Interestingly the first two of these catalogs, USNO-B1 and GSC, are compiled not from CCD observations (as are the other photometric catalogs on this list), but from photometry extracted from photographic plates. During the 20th century the night sky was routinely photographed from various observatories around the world and many of the photographic plates have been carefully stored since then in telescope and university archives.
Putting this data together into a single uniform catalog (or two catalogs with heavy overlaps) represents an important and valuable achievement, and this data has been useful for many studies.
These two photographic surveys used photographic plates sensitive to either red or blue light, so both are known as 'optical' surveys (meaning they are sensitive to light in the optical part of the electromagnetic spectrum). The same is also true for three other surveys on this list: SDSS (3rd), IPHAS (8th), and UCAC4 (9th), though these surveys all use CCD observations.
CCDs are superior to photographic plates for many reasons, so why are these modern CCD catalogs smaller than the catalogs compiled from photographic observations? Well this is mostly because the first two of these CCD surveys only covered a small area on the sky: SDSS is focussed on the Galactic halo (where it is easier to observe other galaxies, which was the goal of their survey) and IPHAS covers only the Northern Galactic Plane (the part of our own galaxy visible from the northern hemisphere). Compared to the entire all-sky area of 41,253 square degrees, these two surveys only cover 14,555 and 1800 square degrees, respectively.
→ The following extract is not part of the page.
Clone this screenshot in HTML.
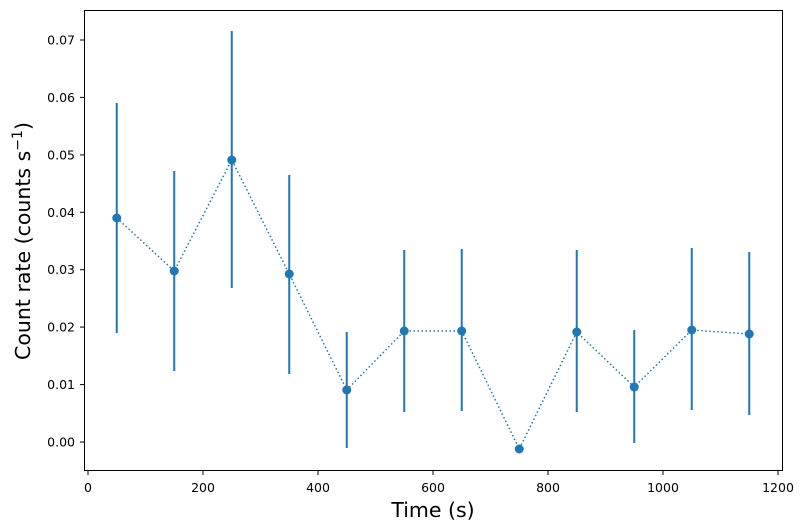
<!DOCTYPE html>
<html><head><style>body{margin:0;background:#fff}svg{display:block}</style></head><body>
<svg width="806" height="531" xmlns="http://www.w3.org/2000/svg" font-family="DejaVu Sans, Liberation Sans, sans-serif">
<rect width="806" height="531" fill="#fff"/>
<g stroke="#1f77b4" stroke-width="2">
<line x1="116.75" y1="103" x2="116.75" y2="333"/>
<line x1="174.25" y1="171" x2="174.25" y2="371"/>
<line x1="231.75" y1="31" x2="231.75" y2="288"/>
<line x1="289.25" y1="175" x2="289.25" y2="374"/>
<line x1="346.75" y1="332" x2="346.75" y2="448"/>
<line x1="404.25" y1="250" x2="404.25" y2="412"/>
<line x1="461.75" y1="249" x2="461.75" y2="411"/>
<line x1="576.75" y1="250" x2="576.75" y2="412"/>
<line x1="634.25" y1="330" x2="634.25" y2="443"/>
<line x1="691.75" y1="248" x2="691.75" y2="410"/>
<line x1="749.25" y1="252" x2="749.25" y2="415"/>
</g>
<polyline fill="none" stroke="#1f77b4" stroke-width="1.5" stroke-dasharray="1.5,2.5" points="116.75,218 174.25,271 231.75,160 289.25,274 346.75,390 404.25,331 461.75,331 519.25,449 576.75,332 634.25,387 691.75,330 749.25,334"/>
<g fill="#1f77b4">
<circle cx="116.75" cy="218" r="4.5"/><circle cx="174.25" cy="271" r="4.5"/><circle cx="231.75" cy="160" r="4.5"/><circle cx="289.25" cy="274" r="4.5"/><circle cx="346.75" cy="390" r="4.5"/><circle cx="404.25" cy="331" r="4.5"/><circle cx="461.75" cy="331" r="4.5"/><circle cx="519.25" cy="449" r="4.5"/><circle cx="576.75" cy="332" r="4.5"/><circle cx="634.25" cy="387" r="4.5"/><circle cx="691.75" cy="330" r="4.5"/><circle cx="749.25" cy="334" r="4.5"/>
</g>
<rect x="84.5" y="10.5" width="698" height="460" fill="none" stroke="#000" stroke-width="1"/>
<g stroke="#000" stroke-width="1">
<line x1="88" y1="471" x2="88" y2="475"/><line x1="203" y1="471" x2="203" y2="475"/><line x1="318" y1="471" x2="318" y2="475"/><line x1="433" y1="471" x2="433" y2="475"/><line x1="548" y1="471" x2="548" y2="475"/><line x1="663" y1="471" x2="663" y2="475"/><line x1="778" y1="471" x2="778" y2="475"/>
<line x1="80" y1="442" x2="84" y2="442"/><line x1="80" y1="384.6" x2="84" y2="384.6"/><line x1="80" y1="327.1" x2="84" y2="327.1"/><line x1="80" y1="269.7" x2="84" y2="269.7"/><line x1="80" y1="212.3" x2="84" y2="212.3"/><line x1="80" y1="154.9" x2="84" y2="154.9"/><line x1="80" y1="97.4" x2="84" y2="97.4"/><line x1="80" y1="40" x2="84" y2="40"/>
</g>
<g font-size="12.5" text-anchor="middle" fill="#000">
<text x="88" y="492">0</text><text x="203" y="492">200</text><text x="318" y="492">400</text><text x="433" y="492">600</text><text x="548" y="492">800</text><text x="663" y="492">1000</text><text x="778" y="492">1200</text>
</g>
<g font-size="12.5" text-anchor="end" fill="#000">
<text x="75" y="446.5">0.00</text><text x="75" y="389.1">0.01</text><text x="75" y="331.6">0.02</text><text x="75" y="274.2">0.03</text><text x="75" y="216.8">0.04</text><text x="75" y="159.4">0.05</text><text x="75" y="101.9">0.06</text><text x="75" y="44.5">0.07</text>
</g>
<text x="433" y="517" font-size="20.5" text-anchor="middle">Time (s)</text>
<text transform="translate(30,241) rotate(-90)" font-size="20.5" text-anchor="middle">Count rate (counts s<tspan dy="-8" font-size="14">−1</tspan><tspan dy="8">)</tspan></text>
</svg>
</body></html>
The final optical survey, UCAC4, is principally a proper-motion survey and not a photometric survey. The objective here is not to measure how bright the sources are, but how fast the object is moving across the sky (known as its 'proper motion').
The simplest way to do this is to take two images of the same area of the sky separated by a few years. You then measure the positions of all the objects in each image and calculate how far they've moved between the images. In truth it is much more complex than this, because you're measuring objects moving across a curved surface (the sky is a curved surface) and most of our cameras and detectors are not as perfect as we'd like them to be (i.e. a straight line across the sky might not be perfectly straight on the image you record because the optics of the camera might distort it).
Because of these difficulties it isn't always possible to measure a proper motion for every source, hence the reason this catalog is smaller than the other optical all-sky catalogs. Despite these difficulties though this is a very large proper motion catalog and it will be many years before it is eclipsed in terms of size!
Next time we'll look at the other five catalogs on this list, which have all been produced from observations outside of the visible part of the electromagnetic spectrum.
They are primarily (all but one) photometric surveys, which as I mentioned in a previous post is pretty much the easiest measurement an astronomer can make, it's simply a measure of how bright an object is. You don't have to measure the shape of the object, or its exact position, just how bright it is - simply take a picture and 'count' up the amount of light!
Photographic (negative) plate showing the galaxy M33, taken by Edwin Hubble in 1926 (Credit: University of Arizona) |
Putting this data together into a single uniform catalog (or two catalogs with heavy overlaps) represents an important and valuable achievement, and this data has been useful for many studies.
These two photographic surveys used photographic plates sensitive to either red or blue light, so both are known as 'optical' surveys (meaning they are sensitive to light in the optical part of the electromagnetic spectrum). The same is also true for three other surveys on this list: SDSS (3rd), IPHAS (8th), and UCAC4 (9th), though these surveys all use CCD observations.
CCDs are superior to photographic plates for many reasons, so why are these modern CCD catalogs smaller than the catalogs compiled from photographic observations? Well this is mostly because the first two of these CCD surveys only covered a small area on the sky: SDSS is focussed on the Galactic halo (where it is easier to observe other galaxies, which was the goal of their survey) and IPHAS covers only the Northern Galactic Plane (the part of our own galaxy visible from the northern hemisphere). Compared to the entire all-sky area of 41,253 square degrees, these two surveys only cover 14,555 and 1800 square degrees, respectively.
The Galactic Plane of our Milky Way galaxy (Credit: Imgur) |
The final optical survey, UCAC4, is principally a proper-motion survey and not a photometric survey. The objective here is not to measure how bright the sources are, but how fast the object is moving across the sky (known as its 'proper motion').
The simplest way to do this is to take two images of the same area of the sky separated by a few years. You then measure the positions of all the objects in each image and calculate how far they've moved between the images. In truth it is much more complex than this, because you're measuring objects moving across a curved surface (the sky is a curved surface) and most of our cameras and detectors are not as perfect as we'd like them to be (i.e. a straight line across the sky might not be perfectly straight on the image you record because the optics of the camera might distort it).
Because of these difficulties it isn't always possible to measure a proper motion for every source, hence the reason this catalog is smaller than the other optical all-sky catalogs. Despite these difficulties though this is a very large proper motion catalog and it will be many years before it is eclipsed in terms of size!